- _SOURCE EXCERPT_
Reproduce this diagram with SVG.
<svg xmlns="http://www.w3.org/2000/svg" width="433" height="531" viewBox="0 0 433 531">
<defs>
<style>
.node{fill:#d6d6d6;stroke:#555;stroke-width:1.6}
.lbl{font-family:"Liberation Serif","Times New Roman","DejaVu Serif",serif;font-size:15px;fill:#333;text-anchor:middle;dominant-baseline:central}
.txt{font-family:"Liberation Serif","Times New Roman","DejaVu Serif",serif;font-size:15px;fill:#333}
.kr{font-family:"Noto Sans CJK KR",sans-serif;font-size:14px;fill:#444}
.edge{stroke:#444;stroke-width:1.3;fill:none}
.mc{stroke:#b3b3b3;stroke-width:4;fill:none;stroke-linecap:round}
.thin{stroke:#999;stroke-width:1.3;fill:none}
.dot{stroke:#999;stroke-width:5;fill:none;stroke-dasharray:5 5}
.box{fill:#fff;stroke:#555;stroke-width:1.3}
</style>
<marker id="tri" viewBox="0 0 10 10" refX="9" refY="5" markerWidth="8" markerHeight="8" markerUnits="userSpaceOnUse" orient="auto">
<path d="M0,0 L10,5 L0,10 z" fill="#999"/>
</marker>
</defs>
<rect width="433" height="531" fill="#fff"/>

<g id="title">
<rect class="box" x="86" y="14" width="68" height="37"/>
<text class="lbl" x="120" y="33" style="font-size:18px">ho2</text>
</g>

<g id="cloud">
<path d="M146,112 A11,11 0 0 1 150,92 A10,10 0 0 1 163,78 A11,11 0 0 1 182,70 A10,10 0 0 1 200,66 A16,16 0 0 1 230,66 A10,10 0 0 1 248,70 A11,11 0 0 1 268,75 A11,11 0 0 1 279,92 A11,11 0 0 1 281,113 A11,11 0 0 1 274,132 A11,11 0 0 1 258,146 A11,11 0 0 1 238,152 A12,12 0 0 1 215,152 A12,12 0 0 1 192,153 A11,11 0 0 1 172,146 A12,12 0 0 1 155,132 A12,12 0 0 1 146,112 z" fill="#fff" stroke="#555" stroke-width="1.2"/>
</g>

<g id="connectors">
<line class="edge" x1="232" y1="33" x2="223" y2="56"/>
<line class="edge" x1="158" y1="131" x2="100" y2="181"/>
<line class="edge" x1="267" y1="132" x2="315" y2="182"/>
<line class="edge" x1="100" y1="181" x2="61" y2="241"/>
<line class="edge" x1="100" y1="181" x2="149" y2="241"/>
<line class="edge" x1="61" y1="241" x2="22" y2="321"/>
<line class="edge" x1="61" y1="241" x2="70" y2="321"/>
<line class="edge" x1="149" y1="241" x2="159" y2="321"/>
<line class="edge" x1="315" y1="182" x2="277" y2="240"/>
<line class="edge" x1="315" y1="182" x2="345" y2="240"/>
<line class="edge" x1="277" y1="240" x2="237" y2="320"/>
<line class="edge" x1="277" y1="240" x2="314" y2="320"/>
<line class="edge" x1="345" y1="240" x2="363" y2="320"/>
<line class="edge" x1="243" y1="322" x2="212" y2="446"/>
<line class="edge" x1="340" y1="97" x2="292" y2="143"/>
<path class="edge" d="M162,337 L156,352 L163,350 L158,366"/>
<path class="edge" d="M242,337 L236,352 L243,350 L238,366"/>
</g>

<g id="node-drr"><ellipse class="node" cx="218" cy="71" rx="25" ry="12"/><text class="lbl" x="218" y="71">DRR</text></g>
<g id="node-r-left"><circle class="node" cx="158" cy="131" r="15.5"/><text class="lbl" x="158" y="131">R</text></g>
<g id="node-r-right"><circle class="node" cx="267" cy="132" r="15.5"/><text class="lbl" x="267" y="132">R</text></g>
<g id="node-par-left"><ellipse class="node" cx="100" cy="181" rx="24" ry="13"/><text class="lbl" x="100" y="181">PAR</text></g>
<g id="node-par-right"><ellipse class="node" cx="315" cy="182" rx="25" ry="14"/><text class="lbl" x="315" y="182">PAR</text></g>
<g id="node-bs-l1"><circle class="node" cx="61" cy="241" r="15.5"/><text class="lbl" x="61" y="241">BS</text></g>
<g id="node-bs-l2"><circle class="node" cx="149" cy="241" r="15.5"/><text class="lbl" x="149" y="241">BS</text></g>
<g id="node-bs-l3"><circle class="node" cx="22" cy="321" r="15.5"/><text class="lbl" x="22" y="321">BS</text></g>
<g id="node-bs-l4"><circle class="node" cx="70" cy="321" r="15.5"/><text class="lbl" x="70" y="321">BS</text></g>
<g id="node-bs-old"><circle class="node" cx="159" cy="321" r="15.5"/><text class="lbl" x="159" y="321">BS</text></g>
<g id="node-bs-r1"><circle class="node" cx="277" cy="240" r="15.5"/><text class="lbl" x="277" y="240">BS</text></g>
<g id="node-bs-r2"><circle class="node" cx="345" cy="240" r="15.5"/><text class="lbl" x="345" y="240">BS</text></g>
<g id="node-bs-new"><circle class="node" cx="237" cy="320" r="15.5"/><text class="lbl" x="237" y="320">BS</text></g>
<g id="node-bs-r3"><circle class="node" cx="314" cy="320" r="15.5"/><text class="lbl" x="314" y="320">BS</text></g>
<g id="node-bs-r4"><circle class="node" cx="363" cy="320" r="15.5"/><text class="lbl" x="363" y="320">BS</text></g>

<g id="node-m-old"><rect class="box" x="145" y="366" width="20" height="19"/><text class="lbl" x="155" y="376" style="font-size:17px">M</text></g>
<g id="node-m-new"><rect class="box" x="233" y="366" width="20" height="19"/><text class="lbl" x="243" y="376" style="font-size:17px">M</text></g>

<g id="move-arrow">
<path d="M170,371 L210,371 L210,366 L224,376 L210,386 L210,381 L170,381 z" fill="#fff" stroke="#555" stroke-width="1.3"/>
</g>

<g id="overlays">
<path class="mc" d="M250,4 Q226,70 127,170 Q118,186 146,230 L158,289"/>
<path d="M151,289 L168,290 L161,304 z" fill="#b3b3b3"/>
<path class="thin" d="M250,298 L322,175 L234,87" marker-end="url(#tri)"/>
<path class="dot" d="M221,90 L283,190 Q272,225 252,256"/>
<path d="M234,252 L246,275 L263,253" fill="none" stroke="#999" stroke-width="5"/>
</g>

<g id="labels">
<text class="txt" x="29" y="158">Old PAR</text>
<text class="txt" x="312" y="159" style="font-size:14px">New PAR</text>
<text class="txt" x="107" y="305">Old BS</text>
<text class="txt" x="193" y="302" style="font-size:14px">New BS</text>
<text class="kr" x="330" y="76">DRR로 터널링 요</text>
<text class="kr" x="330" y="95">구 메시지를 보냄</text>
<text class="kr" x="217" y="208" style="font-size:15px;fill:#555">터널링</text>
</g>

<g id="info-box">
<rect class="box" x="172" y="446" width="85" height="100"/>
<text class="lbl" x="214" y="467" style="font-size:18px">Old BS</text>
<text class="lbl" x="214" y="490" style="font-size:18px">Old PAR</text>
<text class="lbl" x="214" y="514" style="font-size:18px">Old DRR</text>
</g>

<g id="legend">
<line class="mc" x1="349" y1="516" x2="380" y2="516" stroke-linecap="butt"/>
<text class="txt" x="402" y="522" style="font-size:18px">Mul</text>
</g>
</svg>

- _SET TASK_
Return the full listing, character for character.

- _RESULT OF THE TASK_
Reproduce this diagram with SVG.
<svg xmlns="http://www.w3.org/2000/svg" width="433" height="531" viewBox="0 0 433 531">
<defs>
<style>
.node{fill:#d6d6d6;stroke:#555;stroke-width:1.6}
.lbl{font-family:"Liberation Serif","Times New Roman","DejaVu Serif",serif;font-size:15px;fill:#333;text-anchor:middle;dominant-baseline:central}
.txt{font-family:"Liberation Serif","Times New Roman","DejaVu Serif",serif;font-size:15px;fill:#333}
.kr{font-family:"Noto Sans CJK KR",sans-serif;font-size:14px;fill:#444}
.edge{stroke:#444;stroke-width:1.3;fill:none}
.mc{stroke:#b3b3b3;stroke-width:4;fill:none;stroke-linecap:round}
.thin{stroke:#999;stroke-width:1.3;fill:none}
.dot{stroke:#999;stroke-width:5;fill:none;stroke-dasharray:5 5}
.box{fill:#fff;stroke:#555;stroke-width:1.3}
</style>
<marker id="tri" viewBox="0 0 10 10" refX="9" refY="5" markerWidth="8" markerHeight="8" markerUnits="userSpaceOnUse" orient="auto">
<path d="M0,0 L10,5 L0,10 z" fill="#999"/>
</marker>
</defs>
<rect width="433" height="531" fill="#fff"/>

<g id="title">
<rect class="box" x="86" y="14" width="68" height="37"/>
<text class="lbl" x="120" y="33" style="font-size:18px">ho2</text>
</g>

<g id="cloud">
<path d="M146,112 A11,11 0 0 1 150,92 A10,10 0 0 1 163,78 A11,11 0 0 1 182,70 A10,10 0 0 1 200,66 A16,16 0 0 1 230,66 A10,10 0 0 1 248,70 A11,11 0 0 1 268,75 A11,11 0 0 1 279,92 A11,11 0 0 1 281,113 A11,11 0 0 1 274,132 A11,11 0 0 1 258,146 A11,11 0 0 1 238,152 A12,12 0 0 1 215,152 A12,12 0 0 1 192,153 A11,11 0 0 1 172,146 A12,12 0 0 1 155,132 A12,12 0 0 1 146,112 z" fill="#fff" stroke="#555" stroke-width="1.2"/>
</g>

<g id="connectors">
<line class="edge" x1="232" y1="33" x2="223" y2="56"/>
<line class="edge" x1="158" y1="131" x2="100" y2="181"/>
<line class="edge" x1="267" y1="132" x2="315" y2="182"/>
<line class="edge" x1="100" y1="181" x2="61" y2="241"/>
<line class="edge" x1="100" y1="181" x2="149" y2="241"/>
<line class="edge" x1="61" y1="241" x2="22" y2="321"/>
<line class="edge" x1="61" y1="241" x2="70" y2="321"/>
<line class="edge" x1="149" y1="241" x2="159" y2="321"/>
<line class="edge" x1="315" y1="182" x2="277" y2="240"/>
<line class="edge" x1="315" y1="182" x2="345" y2="240"/>
<line class="edge" x1="277" y1="240" x2="237" y2="320"/>
<line class="edge" x1="277" y1="240" x2="314" y2="320"/>
<line class="edge" x1="345" y1="240" x2="363" y2="320"/>
<line class="edge" x1="243" y1="322" x2="212" y2="446"/>
<line class="edge" x1="340" y1="97" x2="292" y2="143"/>
<path class="edge" d="M162,337 L156,352 L163,350 L158,366"/>
<path class="edge" d="M242,337 L236,352 L243,350 L238,366"/>
</g>

<g id="node-drr"><ellipse class="node" cx="218" cy="71" rx="25" ry="12"/><text class="lbl" x="218" y="71">DRR</text></g>
<g id="node-r-left"><circle class="node" cx="158" cy="131" r="15.5"/><text class="lbl" x="158" y="131">R</text></g>
<g id="node-r-right"><circle class="node" cx="267" cy="132" r="15.5"/><text class="lbl" x="267" y="132">R</text></g>
<g id="node-par-left"><ellipse class="node" cx="100" cy="181" rx="24" ry="13"/><text class="lbl" x="100" y="181">PAR</text></g>
<g id="node-par-right"><ellipse class="node" cx="315" cy="182" rx="25" ry="14"/><text class="lbl" x="315" y="182">PAR</text></g>
<g id="node-bs-l1"><circle class="node" cx="61" cy="241" r="15.5"/><text class="lbl" x="61" y="241">BS</text></g>
<g id="node-bs-l2"><circle class="node" cx="149" cy="241" r="15.5"/><text class="lbl" x="149" y="241">BS</text></g>
<g id="node-bs-l3"><circle class="node" cx="22" cy="321" r="15.5"/><text class="lbl" x="22" y="321">BS</text></g>
<g id="node-bs-l4"><circle class="node" cx="70" cy="321" r="15.5"/><text class="lbl" x="70" y="321">BS</text></g>
<g id="node-bs-old"><circle class="node" cx="159" cy="321" r="15.5"/><text class="lbl" x="159" y="321">BS</text></g>
<g id="node-bs-r1"><circle class="node" cx="277" cy="240" r="15.5"/><text class="lbl" x="277" y="240">BS</text></g>
<g id="node-bs-r2"><circle class="node" cx="345" cy="240" r="15.5"/><text class="lbl" x="345" y="240">BS</text></g>
<g id="node-bs-new"><circle class="node" cx="237" cy="320" r="15.5"/><text class="lbl" x="237" y="320">BS</text></g>
<g id="node-bs-r3"><circle class="node" cx="314" cy="320" r="15.5"/><text class="lbl" x="314" y="320">BS</text></g>
<g id="node-bs-r4"><circle class="node" cx="363" cy="320" r="15.5"/><text class="lbl" x="363" y="320">BS</text></g>

<g id="node-m-old"><rect class="box" x="145" y="366" width="20" height="19"/><text class="lbl" x="155" y="376" style="font-size:17px">M</text></g>
<g id="node-m-new"><rect class="box" x="233" y="366" width="20" height="19"/><text class="lbl" x="243" y="376" style="font-size:17px">M</text></g>

<g id="move-arrow">
<path d="M170,371 L210,371 L210,366 L224,376 L210,386 L210,381 L170,381 z" fill="#fff" stroke="#555" stroke-width="1.3"/>
</g>

<g id="overlays">
<path class="mc" d="M250,4 Q226,70 127,170 Q118,186 146,230 L158,289"/>
<path d="M151,289 L168,290 L161,304 z" fill="#b3b3b3"/>
<path class="thin" d="M250,298 L322,175 L234,87" marker-end="url(#tri)"/>
<path class="dot" d="M221,90 L283,190 Q272,225 252,256"/>
<path d="M234,252 L246,275 L263,253" fill="none" stroke="#999" stroke-width="5"/>
</g>

<g id="labels">
<text class="txt" x="29" y="158">Old PAR</text>
<text class="txt" x="312" y="159" style="font-size:14px">New PAR</text>
<text class="txt" x="107" y="305">Old BS</text>
<text class="txt" x="193" y="302" style="font-size:14px">New BS</text>
<text class="kr" x="330" y="76">DRR로 터널링 요</text>
<text class="kr" x="330" y="95">구 메시지를 보냄</text>
<text class="kr" x="217" y="208" style="font-size:15px;fill:#555">터널링</text>
</g>

<g id="info-box">
<rect class="box" x="172" y="446" width="85" height="100"/>
<text class="lbl" x="214" y="467" style="font-size:18px">Old BS</text>
<text class="lbl" x="214" y="490" style="font-size:18px">Old PAR</text>
<text class="lbl" x="214" y="514" style="font-size:18px">Old DRR</text>
</g>

<g id="legend">
<line class="mc" x1="349" y1="516" x2="380" y2="516" stroke-linecap="butt"/>
<text class="txt" x="402" y="522" style="font-size:18px">Mul</text>
</g>
</svg>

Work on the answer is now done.